1 of 3 | U.S. Secretary of Defense Lloyd Austin Friday told the more than 50-nation Ukraine Defense Contact Group it's time to "dig deeper" to increase military support for Ukraine. Photo by Ronald Wittek/EPA-EFE
Jan. 20 (UPI) -- A meeting of the Ukraine Defense Contact group of 54 nations Friday failed to produce a deal to fulfill President Volodymyr Zelensky's demand for more tanks.
In a press briefing from the Ramstein Air Base, U.S. Defense Secretary Lloyd Austin said he did not have "any announcements to make" regarding the United States providing M1 Abrams tanks to Ukraine and added no progress had been made toward obtaining German approval to ship Leopard 2 tanks to the front lines.
Zelensky had called on the nations to urgently send tanks because Russia is preparing another major offensive.
"I can thank you hundreds of times and it will be absolutely just and fair, given all that we have already done -- but hundreds of 'thank you' are not hundreds of tanks," Zelensky said in his speech to the Ramstein meeting. "I cannot put words instead of guns that are needed against Russian artillery, or instead of the anti-aircraft missiles that are needed to protect people from Russian airstrikes."
So far only Britain is sending heavy tanks to Ukraine. Poland has said it is ready to donate a company of Leopard 2 tanks but needs Germany's permission.

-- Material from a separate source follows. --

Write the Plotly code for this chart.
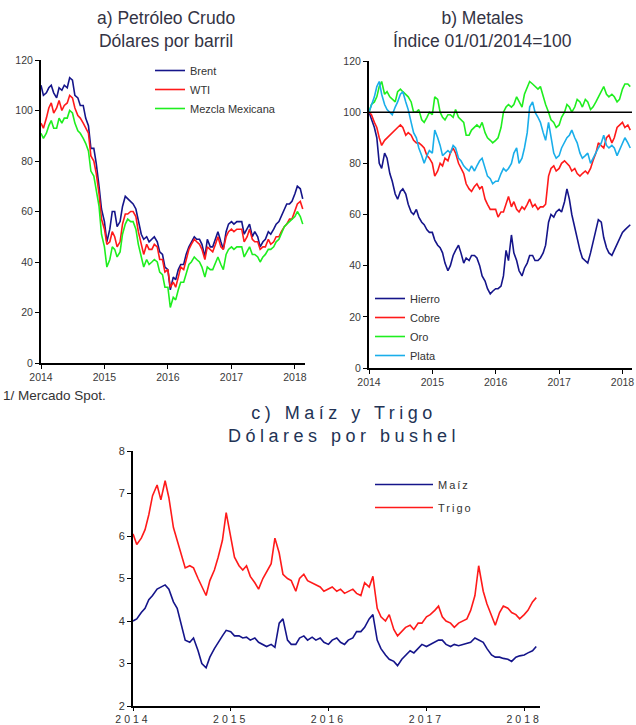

During his opening remarks earlier in the day, Austin urged allies to "dig deeper" in their efforts to support Ukraine, echoing Zelensky's warning by noting that "Russia is regrouping, recruiting and trying to re-equip."
"The Ukrainian people are watching us. The Kremlin is watching us. And history is watching us. So we won't let up. And we won't waver in our determination to help Ukraine defend itself from Russia's imperial aggression," he said.

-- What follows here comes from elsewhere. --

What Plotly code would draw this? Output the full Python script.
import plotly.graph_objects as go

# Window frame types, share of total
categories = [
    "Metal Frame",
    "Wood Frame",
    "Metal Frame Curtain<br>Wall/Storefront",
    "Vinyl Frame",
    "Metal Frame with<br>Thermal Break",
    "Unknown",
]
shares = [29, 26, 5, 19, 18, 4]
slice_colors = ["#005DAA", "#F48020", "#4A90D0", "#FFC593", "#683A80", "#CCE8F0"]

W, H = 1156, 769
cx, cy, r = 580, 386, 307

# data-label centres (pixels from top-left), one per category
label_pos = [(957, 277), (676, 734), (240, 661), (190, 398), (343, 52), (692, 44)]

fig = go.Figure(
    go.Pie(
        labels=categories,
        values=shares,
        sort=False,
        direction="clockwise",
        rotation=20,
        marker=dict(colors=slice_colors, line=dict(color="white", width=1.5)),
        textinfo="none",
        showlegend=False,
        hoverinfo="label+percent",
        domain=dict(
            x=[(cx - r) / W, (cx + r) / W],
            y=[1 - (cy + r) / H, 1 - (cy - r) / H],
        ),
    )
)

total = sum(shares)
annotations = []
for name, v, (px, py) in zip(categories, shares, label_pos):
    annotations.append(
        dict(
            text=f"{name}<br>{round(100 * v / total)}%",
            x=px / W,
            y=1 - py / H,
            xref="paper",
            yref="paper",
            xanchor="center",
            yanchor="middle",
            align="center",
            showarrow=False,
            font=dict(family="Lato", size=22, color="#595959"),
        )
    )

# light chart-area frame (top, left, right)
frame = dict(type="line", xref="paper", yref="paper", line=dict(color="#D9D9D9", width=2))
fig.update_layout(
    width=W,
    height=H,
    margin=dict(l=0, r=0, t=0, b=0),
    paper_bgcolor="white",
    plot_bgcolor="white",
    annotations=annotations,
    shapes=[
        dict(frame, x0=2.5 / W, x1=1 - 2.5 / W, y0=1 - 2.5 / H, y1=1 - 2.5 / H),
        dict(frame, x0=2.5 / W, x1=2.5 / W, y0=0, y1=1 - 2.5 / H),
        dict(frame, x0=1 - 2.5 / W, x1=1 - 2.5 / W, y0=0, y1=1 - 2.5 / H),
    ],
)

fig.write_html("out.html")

Despite the lack of a deal on German tanks, Austin said he was confident Ukraine's allies will stay united and support Ukraine in this "decisive moment."

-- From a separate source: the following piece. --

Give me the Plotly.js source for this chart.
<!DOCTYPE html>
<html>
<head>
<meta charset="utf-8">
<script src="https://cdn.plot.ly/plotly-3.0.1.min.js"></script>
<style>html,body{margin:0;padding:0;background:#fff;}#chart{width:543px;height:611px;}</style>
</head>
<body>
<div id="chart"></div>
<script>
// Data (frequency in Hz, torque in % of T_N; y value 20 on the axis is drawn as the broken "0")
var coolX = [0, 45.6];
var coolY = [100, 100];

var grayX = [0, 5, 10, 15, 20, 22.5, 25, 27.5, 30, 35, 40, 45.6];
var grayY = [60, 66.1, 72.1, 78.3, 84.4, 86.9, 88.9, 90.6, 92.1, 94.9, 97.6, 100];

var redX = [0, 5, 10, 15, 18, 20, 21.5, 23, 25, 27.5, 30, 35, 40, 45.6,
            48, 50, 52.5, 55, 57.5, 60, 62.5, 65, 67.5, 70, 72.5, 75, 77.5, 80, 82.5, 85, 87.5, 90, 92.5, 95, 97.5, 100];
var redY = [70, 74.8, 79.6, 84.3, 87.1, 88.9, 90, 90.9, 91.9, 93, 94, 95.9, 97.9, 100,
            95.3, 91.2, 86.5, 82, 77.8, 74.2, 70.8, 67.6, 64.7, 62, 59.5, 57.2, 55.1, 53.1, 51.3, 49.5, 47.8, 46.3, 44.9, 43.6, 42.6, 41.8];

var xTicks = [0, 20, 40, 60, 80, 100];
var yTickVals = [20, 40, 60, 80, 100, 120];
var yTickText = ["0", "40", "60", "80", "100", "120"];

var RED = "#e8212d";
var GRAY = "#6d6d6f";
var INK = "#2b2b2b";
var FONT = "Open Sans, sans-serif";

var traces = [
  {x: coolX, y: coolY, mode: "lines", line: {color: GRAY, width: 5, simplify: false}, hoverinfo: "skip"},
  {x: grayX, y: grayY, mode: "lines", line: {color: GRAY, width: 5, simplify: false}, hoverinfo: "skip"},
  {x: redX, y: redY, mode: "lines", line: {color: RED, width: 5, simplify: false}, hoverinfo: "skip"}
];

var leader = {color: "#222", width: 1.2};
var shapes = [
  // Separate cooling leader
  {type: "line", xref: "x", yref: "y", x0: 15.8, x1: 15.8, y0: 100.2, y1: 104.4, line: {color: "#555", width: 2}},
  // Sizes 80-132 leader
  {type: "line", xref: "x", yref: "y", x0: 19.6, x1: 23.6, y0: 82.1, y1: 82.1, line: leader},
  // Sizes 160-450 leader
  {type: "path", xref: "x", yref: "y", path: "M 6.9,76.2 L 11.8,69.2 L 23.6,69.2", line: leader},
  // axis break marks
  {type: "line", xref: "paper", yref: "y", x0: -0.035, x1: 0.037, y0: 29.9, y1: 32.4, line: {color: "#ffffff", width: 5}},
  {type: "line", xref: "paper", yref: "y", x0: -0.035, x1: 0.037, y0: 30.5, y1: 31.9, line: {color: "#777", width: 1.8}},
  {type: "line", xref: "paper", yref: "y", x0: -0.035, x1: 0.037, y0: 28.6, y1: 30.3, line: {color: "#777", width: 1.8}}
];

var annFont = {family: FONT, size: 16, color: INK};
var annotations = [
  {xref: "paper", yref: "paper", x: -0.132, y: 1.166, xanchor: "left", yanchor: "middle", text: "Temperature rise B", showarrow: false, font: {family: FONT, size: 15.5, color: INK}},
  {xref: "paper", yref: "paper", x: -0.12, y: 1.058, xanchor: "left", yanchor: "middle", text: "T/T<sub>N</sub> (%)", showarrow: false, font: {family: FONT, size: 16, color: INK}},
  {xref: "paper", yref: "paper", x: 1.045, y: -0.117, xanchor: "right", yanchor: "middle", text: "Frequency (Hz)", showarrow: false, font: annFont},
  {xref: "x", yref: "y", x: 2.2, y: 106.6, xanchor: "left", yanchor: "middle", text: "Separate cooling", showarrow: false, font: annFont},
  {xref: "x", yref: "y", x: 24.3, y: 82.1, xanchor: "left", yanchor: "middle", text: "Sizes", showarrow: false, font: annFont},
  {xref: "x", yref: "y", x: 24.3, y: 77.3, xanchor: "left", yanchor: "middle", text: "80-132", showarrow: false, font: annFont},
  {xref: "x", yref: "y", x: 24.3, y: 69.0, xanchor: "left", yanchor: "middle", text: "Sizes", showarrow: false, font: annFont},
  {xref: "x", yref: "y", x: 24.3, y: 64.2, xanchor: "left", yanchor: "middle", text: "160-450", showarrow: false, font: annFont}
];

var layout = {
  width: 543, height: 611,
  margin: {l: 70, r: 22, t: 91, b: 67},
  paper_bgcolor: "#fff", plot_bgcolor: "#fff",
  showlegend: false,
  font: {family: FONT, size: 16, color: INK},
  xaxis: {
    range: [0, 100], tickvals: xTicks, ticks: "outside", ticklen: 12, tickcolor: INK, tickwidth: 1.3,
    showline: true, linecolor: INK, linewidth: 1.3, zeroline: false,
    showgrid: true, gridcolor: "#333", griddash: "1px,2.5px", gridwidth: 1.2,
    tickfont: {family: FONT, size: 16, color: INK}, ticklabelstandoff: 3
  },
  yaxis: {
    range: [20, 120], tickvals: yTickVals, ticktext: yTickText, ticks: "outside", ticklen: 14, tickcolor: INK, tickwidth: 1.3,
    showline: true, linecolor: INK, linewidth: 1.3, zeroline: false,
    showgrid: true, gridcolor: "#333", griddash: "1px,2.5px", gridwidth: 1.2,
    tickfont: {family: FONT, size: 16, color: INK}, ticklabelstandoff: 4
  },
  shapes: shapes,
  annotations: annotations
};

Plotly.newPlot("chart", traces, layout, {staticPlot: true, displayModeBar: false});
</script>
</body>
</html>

"Today's meeting focused on Ukraine's need for air defense and armor. We pushed hard on how to synchronize those capabilities," he said.
Austin said several countries have made key donations to help protect Ukraine's skies. France, Germany and Britain have provided air defense, while the Netherlands is donating a Patriot missile air defense system and training and Canada has procured a NASAM air defense system for Ukraine.
"I'm confident that Ukraine's partners around the globe are committed to continuing this effort," Austin said.
U.S. Joint Chiefs Chairman Gen. Mark Milley said NATO and the Ukraine Defense Contact Group are committed to supporting Ukraine with capabilities with "as much as it takes for as long as it takes to keep Ukraine free and sovereign."
On Thursday, the United States announced $2.5 billion more in a military package for Ukraine that includes hundreds of armored vehicles.
Austin told the Ramstein meeting that the latest U.S. military support for Ukraine brings total military assistance to more than $26.7 billion since Russia's unprovoked invasion last February.
"Our new package provides even more air-defense capabilities to help Ukraine defend its cities and its skies. And that includes NASAMS munitions and eight Avenger air-defense systems," Austin said. "This new assistance package also helps meet Ukraine's urgent need for armor and combat vehicles. So we're providing 59 more Bradleys, 90 Strykers, 53 MRAPs and 350 up-armored Humvees. And this new package will also provide thousands more rounds of artillery."
On Thursday, Britain, Estonia, Poland, Latvia and Lithuania, Denmark, the Czech Republic, the Netherlands and Slovakia announced more military aid that includes tanks from Britain and other weapons.
"The new level of required combat power is only achieved by combinations of main battle tank squadrons, beneath air and missile defense, operating alongside divisional artillery groups, and further deep precision fires enabling targeting of Russian logistics and command nodes in occupied territory," those nations said in a joint statement.
Russian spokesman Dmitry Peskov told reporters that Western nations will "regret" military support for Ukraine.
"We see a growing indirect and sometimes direct involvement of NATO countries in this conflict ... We see a devotion to the dramatic delusion that Ukraine can succeed on the battlefield," Peskov said. "This is a dramatic delusion of the Western community that will more than once be cause for regret, we are sure of that."